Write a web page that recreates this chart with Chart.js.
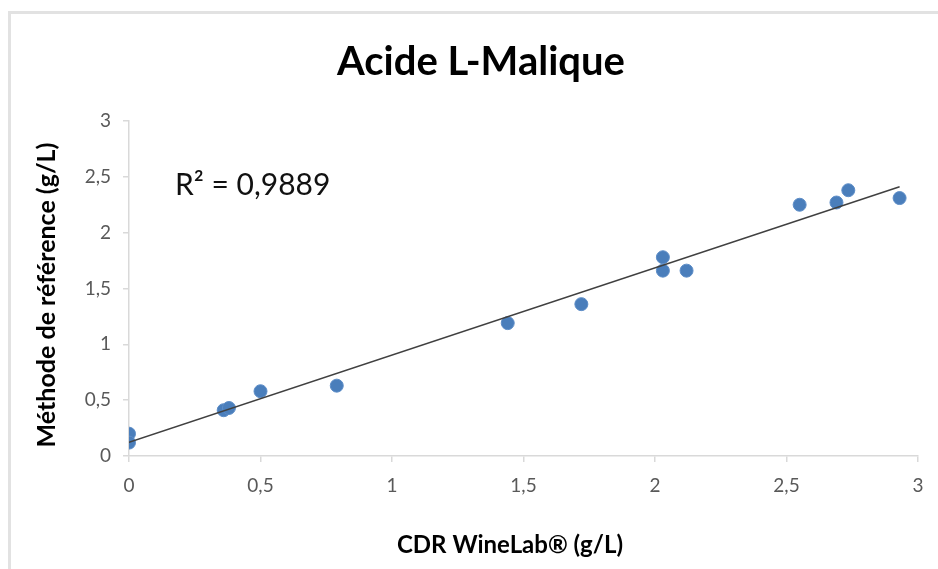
<!DOCTYPE html>
<html>
<head>
<meta charset="utf-8">
<script src="https://cdn.jsdelivr.net/npm/chart.js@4"></script>
<style>
  body { margin: 0; background: #fff; }
  #frame { position: absolute; left: 8px; top: 11px; width: 960px; height: 600px; border: 3px solid #e2e2e2; }
  #wrap { position: absolute; left: 0; top: 0; width: 938px; height: 569px; }
</style>
</head>
<body>
<div id="frame"></div>
<div id="wrap"><canvas id="chart" width="938" height="569"></canvas></div>
<script>
const title = "Acide L-Malique";
const xTitle = "CDR WineLab® (g/L)";
const yTitle = "Méthode de référence (g/L)";
const r2Label = "R² = 0,9889";

// CDR WineLab (x) vs méthode de référence (y), g/L
const winelab = [0, 0, 0.36, 0.38, 0.50, 0.79, 1.44, 1.72, 2.03, 2.03, 2.12, 2.55, 2.69, 2.735, 2.93];
const reference = [0.20, 0.12, 0.41, 0.43, 0.58, 0.63, 1.19, 1.36, 1.78, 1.66, 1.66, 2.25, 2.27, 2.38, 2.31];

const axisMin = 0;
const axisMax = 3;
const axisStep = 0.5;

// linear trend (least squares) from the points
const n = winelab.length;
const mx = winelab.reduce((a, b) => a + b, 0) / n;
const my = reference.reduce((a, b) => a + b, 0) / n;
let sxy = 0, sxx = 0;
for (let i = 0; i < n; i++) {
  sxy += (winelab[i] - mx) * (reference[i] - my);
  sxx += (winelab[i] - mx) * (winelab[i] - mx);
}
const slope = sxy / sxx;
const intercept = my - slope * mx;
const xLo = Math.min(...winelab);
const xHi = Math.max(...winelab);

const points = winelab.map((x, i) => ({ x: x, y: reference[i] }));
const trend = [xLo, xHi].map(x => ({ x: x, y: intercept + slope * x }));

const comma = v => String(v).replace('.', ',');

const textPlugin = {
  id: 'texts',
  afterDraw(chart) {
    const ctx = chart.ctx;
    ctx.save();
    ctx.fillStyle = '#000';
    ctx.textAlign = 'center';
    ctx.textBaseline = 'alphabetic';
    ctx.font = 'bold 40px Lato';
    ctx.fillText(title, 481, 75);

    ctx.font = 'bold 24px Lato';
    ctx.fillText(xTitle, 510, 553);

    ctx.save();
    ctx.translate(47, 295);
    ctx.rotate(-Math.PI / 2);
    ctx.textBaseline = 'middle';
    ctx.font = 'bold 25px Lato';
    ctx.fillText(yTitle, 0, 0);
    ctx.restore();

    ctx.textAlign = 'left';
    ctx.font = '30px Lato';
    ctx.fillStyle = '#111';
    ctx.fillText(r2Label, 175, 195);
    ctx.restore();
  }
};

const axisCommon = {
  type: 'linear',
  min: axisMin,
  max: axisMax,
  ticks: {
    stepSize: axisStep,
    color: '#595959',
    font: { family: 'Lato', size: 19 },
    callback: v => comma(v)
  },
  grid: { drawOnChartArea: false, drawTicks: true, tickLength: 6, color: '#d9d9d9', lineWidth: 1.5 },
  border: { color: '#d9d9d9', width: 1.5 }
};

new Chart(document.getElementById('chart'), {
  type: 'scatter',
  data: {
    datasets: [
      {
        type: 'line',
        data: trend,
        borderColor: '#404040',
        borderWidth: 1.5,
        pointRadius: 0,
        fill: false,
        order: 0
      },
      {
        data: points,
        backgroundColor: '#4a7ebb',
        borderColor: '#5d8dc7',
        borderWidth: 1,
        pointRadius: 6.5,
        order: 1
      }
    ]
  },
  options: {
    responsive: false,
    devicePixelRatio: 1,
    animation: false,
    layout: { padding: { top: 121, right: 20, bottom: 0, left: 0 } },
    plugins: { legend: { display: false }, title: { display: false }, tooltip: { enabled: false } },
    scales: {
      x: Object.assign({}, axisCommon, {
        ticks: Object.assign({}, axisCommon.ticks, { padding: 12, maxRotation: 0 }),
        afterFit: s => { s.height = 113; }
      }),
      y: Object.assign({}, axisCommon, {
        ticks: Object.assign({}, axisCommon.ticks, { padding: 12 }),
        afterFit: s => { s.width = 129; }
      })
    }
  },
  plugins: [textPlugin]
});
</script>
</body>
</html>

- - - -

### Directions for this task
Write out the listing above again, exactly, but with no pictures in the copy.

### Correct answer
Write a web page that recreates this chart with Chart.js.
<!DOCTYPE html>
<html>
<head>
<meta charset="utf-8">
<script src="https://cdn.jsdelivr.net/npm/chart.js@4"></script>
<style>
  body { margin: 0; background: #fff; }
  #frame { position: absolute; left: 8px; top: 11px; width: 960px; height: 600px; border: 3px solid #e2e2e2; }
  #wrap { position: absolute; left: 0; top: 0; width: 938px; height: 569px; }
</style>
</head>
<body>
<div id="frame"></div>
<div id="wrap"><canvas id="chart" width="938" height="569"></canvas></div>
<script>
const title = "Acide L-Malique";
const xTitle = "CDR WineLab® (g/L)";
const yTitle = "Méthode de référence (g/L)";
const r2Label = "R² = 0,9889";

// CDR WineLab (x) vs méthode de référence (y), g/L
const winelab = [0, 0, 0.36, 0.38, 0.50, 0.79, 1.44, 1.72, 2.03, 2.03, 2.12, 2.55, 2.69, 2.735, 2.93];
const reference = [0.20, 0.12, 0.41, 0.43, 0.58, 0.63, 1.19, 1.36, 1.78, 1.66, 1.66, 2.25, 2.27, 2.38, 2.31];

const axisMin = 0;
const axisMax = 3;
const axisStep = 0.5;

// linear trend (least squares) from the points
const n = winelab.length;
const mx = winelab.reduce((a, b) => a + b, 0) / n;
const my = reference.reduce((a, b) => a + b, 0) / n;
let sxy = 0, sxx = 0;
for (let i = 0; i < n; i++) {
  sxy += (winelab[i] - mx) * (reference[i] - my);
  sxx += (winelab[i] - mx) * (winelab[i] - mx);
}
const slope = sxy / sxx;
const intercept = my - slope * mx;
const xLo = Math.min(...winelab);
const xHi = Math.max(...winelab);

const points = winelab.map((x, i) => ({ x: x, y: reference[i] }));
const trend = [xLo, xHi].map(x => ({ x: x, y: intercept + slope * x }));

const comma = v => String(v).replace('.', ',');

const textPlugin = {
  id: 'texts',
  afterDraw(chart) {
    const ctx = chart.ctx;
    ctx.save();
    ctx.fillStyle = '#000';
    ctx.textAlign = 'center';
    ctx.textBaseline = 'alphabetic';
    ctx.font = 'bold 40px Lato';
    ctx.fillText(title, 481, 75);

    ctx.font = 'bold 24px Lato';
    ctx.fillText(xTitle, 510, 553);

    ctx.save();
    ctx.translate(47, 295);
    ctx.rotate(-Math.PI / 2);
    ctx.textBaseline = 'middle';
    ctx.font = 'bold 25px Lato';
    ctx.fillText(yTitle, 0, 0);
    ctx.restore();

    ctx.textAlign = 'left';
    ctx.font = '30px Lato';
    ctx.fillStyle = '#111';
    ctx.fillText(r2Label, 175, 195);
    ctx.restore();
  }
};

const axisCommon = {
  type: 'linear',
  min: axisMin,
  max: axisMax,
  ticks: {
    stepSize: axisStep,
    color: '#595959',
    font: { family: 'Lato', size: 19 },
    callback: v => comma(v)
  },
  grid: { drawOnChartArea: false, drawTicks: true, tickLength: 6, color: '#d9d9d9', lineWidth: 1.5 },
  border: { color: '#d9d9d9', width: 1.5 }
};

new Chart(document.getElementById('chart'), {
  type: 'scatter',
  data: {
    datasets: [
      {
        type: 'line',
        data: trend,
        borderColor: '#404040',
        borderWidth: 1.5,
        pointRadius: 0,
        fill: false,
        order: 0
      },
      {
        data: points,
        backgroundColor: '#4a7ebb',
        borderColor: '#5d8dc7',
        borderWidth: 1,
        pointRadius: 6.5,
        order: 1
      }
    ]
  },
  options: {
    responsive: false,
    devicePixelRatio: 1,
    animation: false,
    layout: { padding: { top: 121, right: 20, bottom: 0, left: 0 } },
    plugins: { legend: { display: false }, title: { display: false }, tooltip: { enabled: false } },
    scales: {
      x: Object.assign({}, axisCommon, {
        ticks: Object.assign({}, axisCommon.ticks, { padding: 12, maxRotation: 0 }),
        afterFit: s => { s.height = 113; }
      }),
      y: Object.assign({}, axisCommon, {
        ticks: Object.assign({}, axisCommon.ticks, { padding: 12 }),
        afterFit: s => { s.width = 129; }
      })
    }
  },
  plugins: [textPlugin]
});
</script>
</body>
</html>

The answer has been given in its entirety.